# Stored data
= = = =
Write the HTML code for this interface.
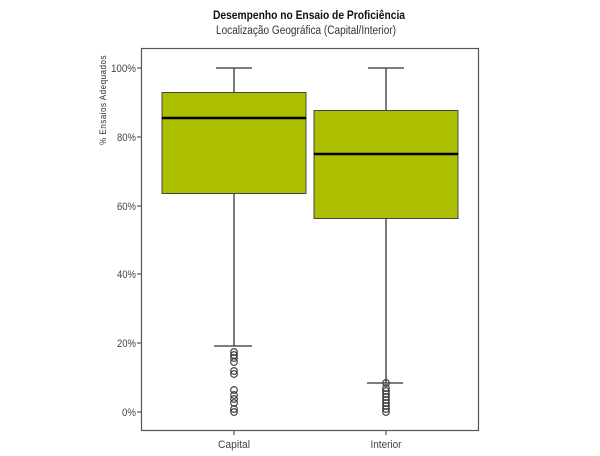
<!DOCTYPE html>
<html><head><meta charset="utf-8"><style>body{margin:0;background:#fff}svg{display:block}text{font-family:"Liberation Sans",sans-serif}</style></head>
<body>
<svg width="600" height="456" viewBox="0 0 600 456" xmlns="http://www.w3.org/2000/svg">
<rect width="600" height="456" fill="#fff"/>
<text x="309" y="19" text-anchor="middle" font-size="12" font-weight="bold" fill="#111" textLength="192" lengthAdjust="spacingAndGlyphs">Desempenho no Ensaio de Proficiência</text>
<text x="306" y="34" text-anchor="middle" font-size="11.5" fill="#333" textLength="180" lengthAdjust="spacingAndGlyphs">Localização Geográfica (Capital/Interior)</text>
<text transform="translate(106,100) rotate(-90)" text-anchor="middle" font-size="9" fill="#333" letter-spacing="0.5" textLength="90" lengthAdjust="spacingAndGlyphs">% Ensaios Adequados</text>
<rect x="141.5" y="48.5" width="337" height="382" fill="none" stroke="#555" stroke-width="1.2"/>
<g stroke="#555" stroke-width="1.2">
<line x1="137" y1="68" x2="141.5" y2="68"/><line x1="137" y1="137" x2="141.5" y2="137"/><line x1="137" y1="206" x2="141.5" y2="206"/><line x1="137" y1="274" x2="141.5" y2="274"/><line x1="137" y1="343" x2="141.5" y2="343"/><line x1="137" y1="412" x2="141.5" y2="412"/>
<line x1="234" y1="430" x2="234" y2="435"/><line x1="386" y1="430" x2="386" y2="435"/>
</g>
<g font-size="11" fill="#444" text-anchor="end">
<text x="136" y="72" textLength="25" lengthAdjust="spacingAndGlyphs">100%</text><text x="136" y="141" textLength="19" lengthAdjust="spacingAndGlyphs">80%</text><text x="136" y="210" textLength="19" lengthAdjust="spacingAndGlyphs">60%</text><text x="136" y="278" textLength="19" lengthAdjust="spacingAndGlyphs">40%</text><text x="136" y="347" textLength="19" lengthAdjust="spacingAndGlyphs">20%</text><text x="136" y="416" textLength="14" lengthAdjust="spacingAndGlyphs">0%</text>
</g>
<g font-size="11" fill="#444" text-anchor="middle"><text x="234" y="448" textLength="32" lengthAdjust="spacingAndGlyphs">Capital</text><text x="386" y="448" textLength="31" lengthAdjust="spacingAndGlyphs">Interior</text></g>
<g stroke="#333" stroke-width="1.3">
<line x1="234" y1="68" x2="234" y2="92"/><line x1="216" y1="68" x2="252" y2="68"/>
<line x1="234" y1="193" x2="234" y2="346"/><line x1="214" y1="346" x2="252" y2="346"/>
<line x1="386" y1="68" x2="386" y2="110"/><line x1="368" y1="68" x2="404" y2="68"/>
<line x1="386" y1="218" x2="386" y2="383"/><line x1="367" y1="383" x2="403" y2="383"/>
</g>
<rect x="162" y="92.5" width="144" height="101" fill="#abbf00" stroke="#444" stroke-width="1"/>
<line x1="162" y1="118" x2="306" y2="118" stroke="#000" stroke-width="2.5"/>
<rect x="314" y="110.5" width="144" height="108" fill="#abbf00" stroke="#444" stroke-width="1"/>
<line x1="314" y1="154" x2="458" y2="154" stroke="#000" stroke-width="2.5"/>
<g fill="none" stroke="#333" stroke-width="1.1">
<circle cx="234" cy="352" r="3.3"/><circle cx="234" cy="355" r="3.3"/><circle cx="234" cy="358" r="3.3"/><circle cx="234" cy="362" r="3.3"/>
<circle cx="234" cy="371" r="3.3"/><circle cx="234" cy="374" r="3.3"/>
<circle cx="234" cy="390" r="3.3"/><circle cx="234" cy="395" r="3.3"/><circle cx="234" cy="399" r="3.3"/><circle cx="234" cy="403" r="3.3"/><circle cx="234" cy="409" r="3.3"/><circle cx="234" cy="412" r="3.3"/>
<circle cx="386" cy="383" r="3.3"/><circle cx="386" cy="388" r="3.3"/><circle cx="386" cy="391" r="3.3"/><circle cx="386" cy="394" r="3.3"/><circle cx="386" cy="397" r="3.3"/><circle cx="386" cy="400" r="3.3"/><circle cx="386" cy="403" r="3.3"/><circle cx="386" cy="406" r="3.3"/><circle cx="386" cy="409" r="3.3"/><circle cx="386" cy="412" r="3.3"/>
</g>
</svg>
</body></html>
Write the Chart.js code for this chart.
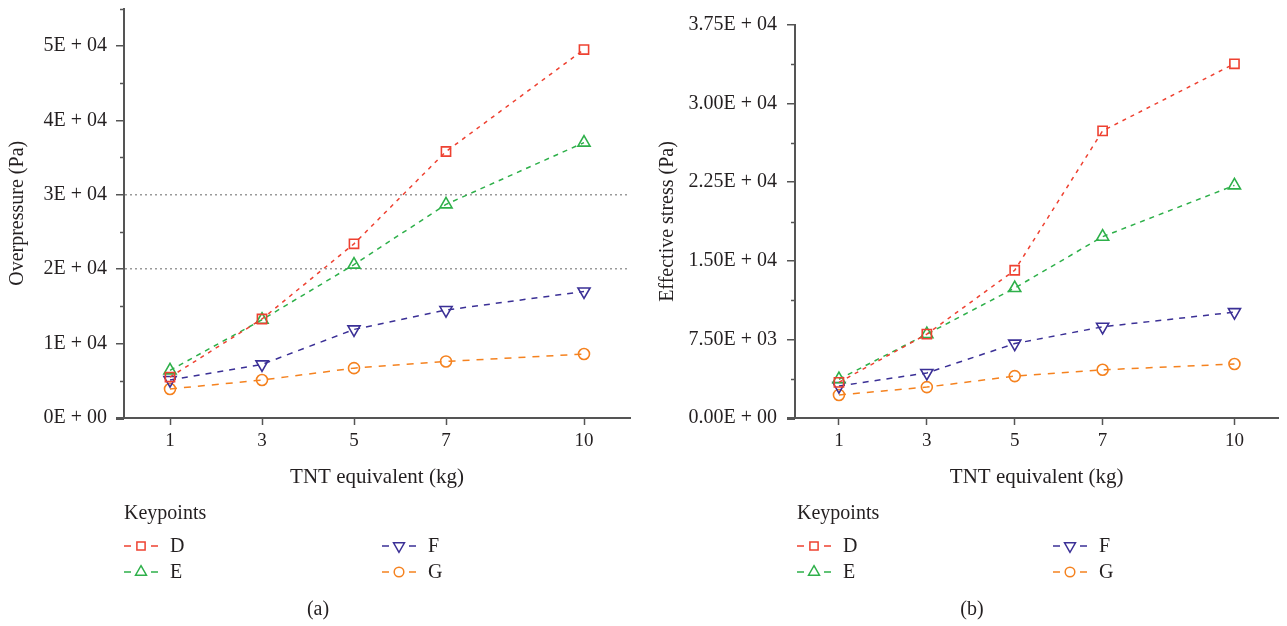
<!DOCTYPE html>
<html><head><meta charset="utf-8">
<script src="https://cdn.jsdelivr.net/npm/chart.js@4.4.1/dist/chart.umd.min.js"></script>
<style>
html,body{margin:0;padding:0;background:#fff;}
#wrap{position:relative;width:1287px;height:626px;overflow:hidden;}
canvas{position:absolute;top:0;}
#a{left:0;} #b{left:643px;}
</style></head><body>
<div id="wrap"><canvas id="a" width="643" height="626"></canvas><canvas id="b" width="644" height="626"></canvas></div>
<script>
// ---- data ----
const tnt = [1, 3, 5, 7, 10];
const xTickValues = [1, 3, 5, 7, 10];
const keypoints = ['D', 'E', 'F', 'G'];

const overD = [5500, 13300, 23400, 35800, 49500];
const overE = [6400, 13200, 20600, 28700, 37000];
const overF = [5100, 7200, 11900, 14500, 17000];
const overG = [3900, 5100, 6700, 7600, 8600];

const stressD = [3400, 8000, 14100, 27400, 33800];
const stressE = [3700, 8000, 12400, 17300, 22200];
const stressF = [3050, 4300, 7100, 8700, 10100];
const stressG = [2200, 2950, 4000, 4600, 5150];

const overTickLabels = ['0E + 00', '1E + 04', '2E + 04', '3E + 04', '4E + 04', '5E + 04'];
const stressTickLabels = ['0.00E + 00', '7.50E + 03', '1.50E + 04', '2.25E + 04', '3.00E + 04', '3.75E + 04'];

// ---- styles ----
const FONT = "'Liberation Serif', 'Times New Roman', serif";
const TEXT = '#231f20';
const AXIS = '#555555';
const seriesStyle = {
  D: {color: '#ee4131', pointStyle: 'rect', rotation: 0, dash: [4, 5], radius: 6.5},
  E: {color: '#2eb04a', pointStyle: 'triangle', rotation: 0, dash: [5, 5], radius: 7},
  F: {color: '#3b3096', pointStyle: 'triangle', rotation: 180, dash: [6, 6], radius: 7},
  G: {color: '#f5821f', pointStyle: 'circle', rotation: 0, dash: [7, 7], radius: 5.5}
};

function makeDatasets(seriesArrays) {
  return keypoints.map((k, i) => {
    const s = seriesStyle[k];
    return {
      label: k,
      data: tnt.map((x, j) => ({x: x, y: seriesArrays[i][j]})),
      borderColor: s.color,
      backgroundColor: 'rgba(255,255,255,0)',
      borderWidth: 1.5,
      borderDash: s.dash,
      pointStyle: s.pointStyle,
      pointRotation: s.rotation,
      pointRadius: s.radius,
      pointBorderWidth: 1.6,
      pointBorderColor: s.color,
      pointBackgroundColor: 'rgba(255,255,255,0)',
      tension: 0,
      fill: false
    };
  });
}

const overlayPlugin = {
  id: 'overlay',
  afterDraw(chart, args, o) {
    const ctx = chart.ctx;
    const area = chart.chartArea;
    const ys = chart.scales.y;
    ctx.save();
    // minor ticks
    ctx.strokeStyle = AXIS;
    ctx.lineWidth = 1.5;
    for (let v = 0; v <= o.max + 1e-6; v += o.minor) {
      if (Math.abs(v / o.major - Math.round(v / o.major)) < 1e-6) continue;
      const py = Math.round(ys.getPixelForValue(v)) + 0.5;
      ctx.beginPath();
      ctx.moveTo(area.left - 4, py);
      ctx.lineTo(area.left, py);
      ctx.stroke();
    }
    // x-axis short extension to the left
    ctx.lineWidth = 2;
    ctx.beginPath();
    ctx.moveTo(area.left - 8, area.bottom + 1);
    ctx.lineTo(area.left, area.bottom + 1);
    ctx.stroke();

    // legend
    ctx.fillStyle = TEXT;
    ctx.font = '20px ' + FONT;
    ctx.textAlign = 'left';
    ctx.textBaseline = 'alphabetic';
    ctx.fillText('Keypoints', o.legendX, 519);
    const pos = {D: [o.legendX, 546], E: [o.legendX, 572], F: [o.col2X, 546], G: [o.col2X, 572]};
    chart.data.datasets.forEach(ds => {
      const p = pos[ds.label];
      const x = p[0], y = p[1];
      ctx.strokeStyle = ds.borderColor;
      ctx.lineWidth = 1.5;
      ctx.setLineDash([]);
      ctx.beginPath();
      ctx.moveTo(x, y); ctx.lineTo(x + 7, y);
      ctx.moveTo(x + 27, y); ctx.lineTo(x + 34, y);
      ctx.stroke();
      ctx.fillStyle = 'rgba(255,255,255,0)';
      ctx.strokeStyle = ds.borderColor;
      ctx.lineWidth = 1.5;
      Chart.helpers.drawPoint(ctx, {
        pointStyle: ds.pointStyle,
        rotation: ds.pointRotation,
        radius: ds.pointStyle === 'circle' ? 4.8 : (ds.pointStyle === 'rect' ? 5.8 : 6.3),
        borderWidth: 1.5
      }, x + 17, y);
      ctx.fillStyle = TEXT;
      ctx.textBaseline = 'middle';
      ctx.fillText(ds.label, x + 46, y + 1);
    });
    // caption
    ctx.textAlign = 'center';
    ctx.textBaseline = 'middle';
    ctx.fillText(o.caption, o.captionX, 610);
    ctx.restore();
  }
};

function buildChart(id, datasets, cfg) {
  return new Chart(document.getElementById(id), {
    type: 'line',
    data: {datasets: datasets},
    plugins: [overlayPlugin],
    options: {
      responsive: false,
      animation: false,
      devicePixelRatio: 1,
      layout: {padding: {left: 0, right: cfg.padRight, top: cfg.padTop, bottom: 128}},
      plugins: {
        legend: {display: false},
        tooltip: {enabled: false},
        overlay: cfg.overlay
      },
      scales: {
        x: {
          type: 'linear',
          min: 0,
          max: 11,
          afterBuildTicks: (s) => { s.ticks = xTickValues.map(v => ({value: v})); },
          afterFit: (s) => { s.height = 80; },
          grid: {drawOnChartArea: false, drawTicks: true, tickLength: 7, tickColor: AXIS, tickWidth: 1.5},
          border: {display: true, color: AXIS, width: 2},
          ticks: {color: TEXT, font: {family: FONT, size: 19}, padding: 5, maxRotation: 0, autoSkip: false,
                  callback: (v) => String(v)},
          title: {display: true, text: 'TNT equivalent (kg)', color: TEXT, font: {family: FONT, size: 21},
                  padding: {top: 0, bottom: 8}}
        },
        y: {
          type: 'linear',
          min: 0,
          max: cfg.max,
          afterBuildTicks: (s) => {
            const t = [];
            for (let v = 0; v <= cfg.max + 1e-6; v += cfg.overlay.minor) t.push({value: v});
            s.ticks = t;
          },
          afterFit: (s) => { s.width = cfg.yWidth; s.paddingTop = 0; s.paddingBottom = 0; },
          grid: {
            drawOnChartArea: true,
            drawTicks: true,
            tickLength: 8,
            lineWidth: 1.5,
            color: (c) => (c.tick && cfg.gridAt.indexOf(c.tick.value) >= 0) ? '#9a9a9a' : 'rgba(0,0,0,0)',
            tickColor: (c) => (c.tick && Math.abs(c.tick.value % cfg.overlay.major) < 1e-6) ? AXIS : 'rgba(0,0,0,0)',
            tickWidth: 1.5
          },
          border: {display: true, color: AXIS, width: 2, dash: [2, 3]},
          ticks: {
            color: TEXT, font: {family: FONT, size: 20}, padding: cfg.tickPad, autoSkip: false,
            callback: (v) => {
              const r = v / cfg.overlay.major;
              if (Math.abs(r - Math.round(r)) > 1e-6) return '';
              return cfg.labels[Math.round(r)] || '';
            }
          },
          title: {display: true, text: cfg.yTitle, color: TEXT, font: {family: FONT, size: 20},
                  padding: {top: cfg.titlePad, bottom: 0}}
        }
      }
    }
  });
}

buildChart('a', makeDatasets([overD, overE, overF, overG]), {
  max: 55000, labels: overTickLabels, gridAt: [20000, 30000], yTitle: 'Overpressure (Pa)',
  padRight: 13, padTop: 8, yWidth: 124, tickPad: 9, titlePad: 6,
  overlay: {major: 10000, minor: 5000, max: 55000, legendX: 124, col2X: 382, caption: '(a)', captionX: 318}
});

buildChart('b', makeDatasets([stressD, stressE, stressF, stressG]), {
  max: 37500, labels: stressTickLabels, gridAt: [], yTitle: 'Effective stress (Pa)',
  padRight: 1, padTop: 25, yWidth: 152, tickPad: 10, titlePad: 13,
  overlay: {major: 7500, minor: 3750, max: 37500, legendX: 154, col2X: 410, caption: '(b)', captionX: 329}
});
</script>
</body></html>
= = = =
# Description of the task
Give the lines above again exactly, from the one containing "Write the Chart.js code for this chart." to the one containing "const keypoints = ['D', 'E', 'F', 'G'];", both included, but leave out the pictures.

# Response to the task
Write the Chart.js code for this chart.
<!DOCTYPE html>
<html><head><meta charset="utf-8">
<script src="https://cdn.jsdelivr.net/npm/chart.js@4.4.1/dist/chart.umd.min.js"></script>
<style>
html,body{margin:0;padding:0;background:#fff;}
#wrap{position:relative;width:1287px;height:626px;overflow:hidden;}
canvas{position:absolute;top:0;}
#a{left:0;} #b{left:643px;}
</style></head><body>
<div id="wrap"><canvas id="a" width="643" height="626"></canvas><canvas id="b" width="644" height="626"></canvas></div>
<script>
// ---- data ----
const tnt = [1, 3, 5, 7, 10];
const xTickValues = [1, 3, 5, 7, 10];
const keypoints = ['D', 'E', 'F', 'G'];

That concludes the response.